Komitmen Sri Mulyani Jaga APBN Tetap Dalam Koridor

Jumat 14 Mar 2025 - 23:07 WIB
Reporter : Imamatul Silfia
Editor : Yudiansyah

Di tengah melambatnya penerimaan, evaluasi terhadap kebijakan populis dianggap perlu dilakukan. Belanja pemerintah harus lebih fokus menopang kelompok rentan dan program yang memberikan efek ekonomi berganda.

Mengimbangi kritik itu, Wakil Menteri Keuangan Suahasil Nazara menegaskan komitmen pemerintah dalam membuat kebijakan yang mengutamakan rakyat. Sebagai contoh, belanja pemerintah pusat yang manfaatnya dirasakan langsung oleh rakyat nilainya mencapai Rp166,6 triliun.

Angka itu termasuk penyaluran Kartu Sembako senilai Rp10,3 triliun, insentif untuk Penerima Bantuan Iuran Jaminan Kesehatan Nasional (PBI JKN) Rp7,7 triliun, subsidi energi Rp10,6 triliun, hingga program Makan Bergizi Gratis Rp710,5 miliar.

Suahasil juga menekankan kebijakan efisiensi anggaran belanja pemerintah tak berdampak pada belanja bantuan sosial dan pendidikan. Untuk bansos, pemerintah telah menggelontorkan dana sebesar Rp25,9 triliun per Februari. Sementara realisasi untuk sektor pendidikan Rp76,4 triliun.

BACA JUGA:Penerimaan Pajak Awal 2025 Menurun, Per Januari 2025 Hanya Rp88,89 Triliun atau 4,06 Persen Dari Target

Terkait hal ini, Suahasil pun memastikan anggaran pendidikan akan tetap dialokasikan sebesar 20 persen dari APBN sebagaimana yang telah ditetapkan undang-undang.

Adapun terkait kritik melambatnya serapan belanja pemerintah, Suahasil menyebut hal itu dipengaruhi oleh belanja pemilu dan bantuan pangan yang tak terulang pada tahun ini. Setidaknya per Februari 2025, belanja negara telah terserap 7,8 persen dari pagu dengan realisasi Rp211,5 triliun. Rinciannya, belanja K/L terealisasi sebesar Rp83,6 triliun dan belanja non-K/L Rp127,9 triliun.

Pengelolaan Utang

Hingga akhir Februari, pemerintah telah menarik pembiayaan utang baru senilai Rp224,3 triliun, setara dengan 28,9 persen dari target APBN. Pembiayaan utang itu terdiri dari pembiayaan surat berharga negara (SBN) neto Rp238,8 triliun dan pinjaman neto minus Rp14,4 triliun.

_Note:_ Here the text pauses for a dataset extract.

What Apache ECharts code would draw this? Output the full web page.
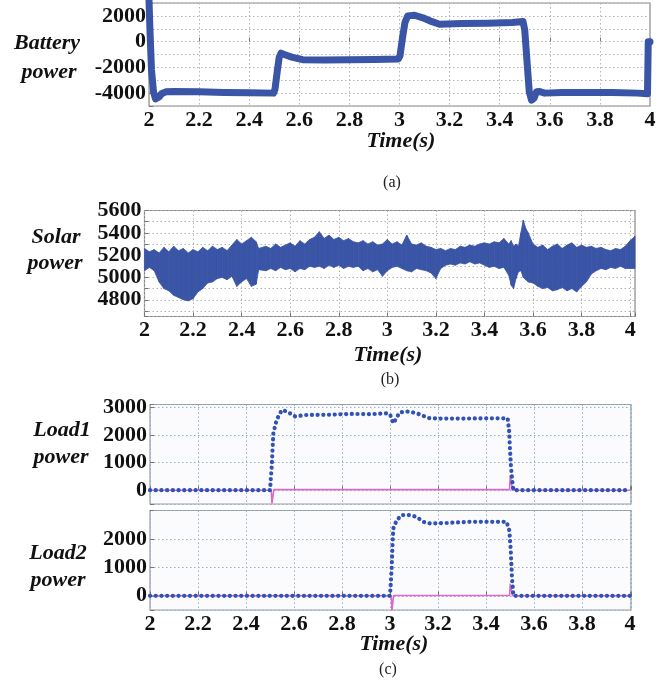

Sri Mulyani mengakui terjadi penarikan pembiayaan yang cukup besar pada dua bulan pertama tahun 2025. “Ini berarti ada perencanaan dari pembiayaan yang cukup front loading. Artinya, realisasinya di awal cukup besar,” katanya dalam konferensi pers.

Direktur Eksekutif Celios Bhima Yudhistira mewanti-wanti pengelolaan utang yang tak terkendali bisa membuat peringkat surat utang pemerintah mengalami evaluasi. Efek domino lainnya adalah potensi meningkatnya beban utang, terjadinya crowding out effect di sektor keuangan, dan risiko kebutuhan efisiensi belanja yang lebih besar pada tahun depan.

BACA JUGA:Pemerintah Perketat Pengawasan Distribusi LPG 3 Kg, Ancam Cabut Izin Agen Curang

Tetapi hingga sejauh ini, setidaknya, keseimbangan primer APBN masih mencetak surplus Rp48,1 triliun. Keseimbangan primer mencerminkan kemampuan negara mengelola utang. Dengan surplus keseimbangan primer, maka kondisi fiskal dapat dikatakan masih cukup memadai untuk mengelola pendapatan, belanja, dan utang.

Menjaga APBN

Dalam konferensi pers, Sri Mulyani berulang kali menyampaikan komitmennya untuk menjaga APBN tetap dalam koridor.

Perlambatan penerimaan pajak, kebijakan efisiensi anggaran yang memicu realokasi dana, hingga penarikan utang yang lebih cepat akan tetap diupayakan untuk tidak membuat defisit APBN 2025 jauh melebar dari target 2,53 persen PDB.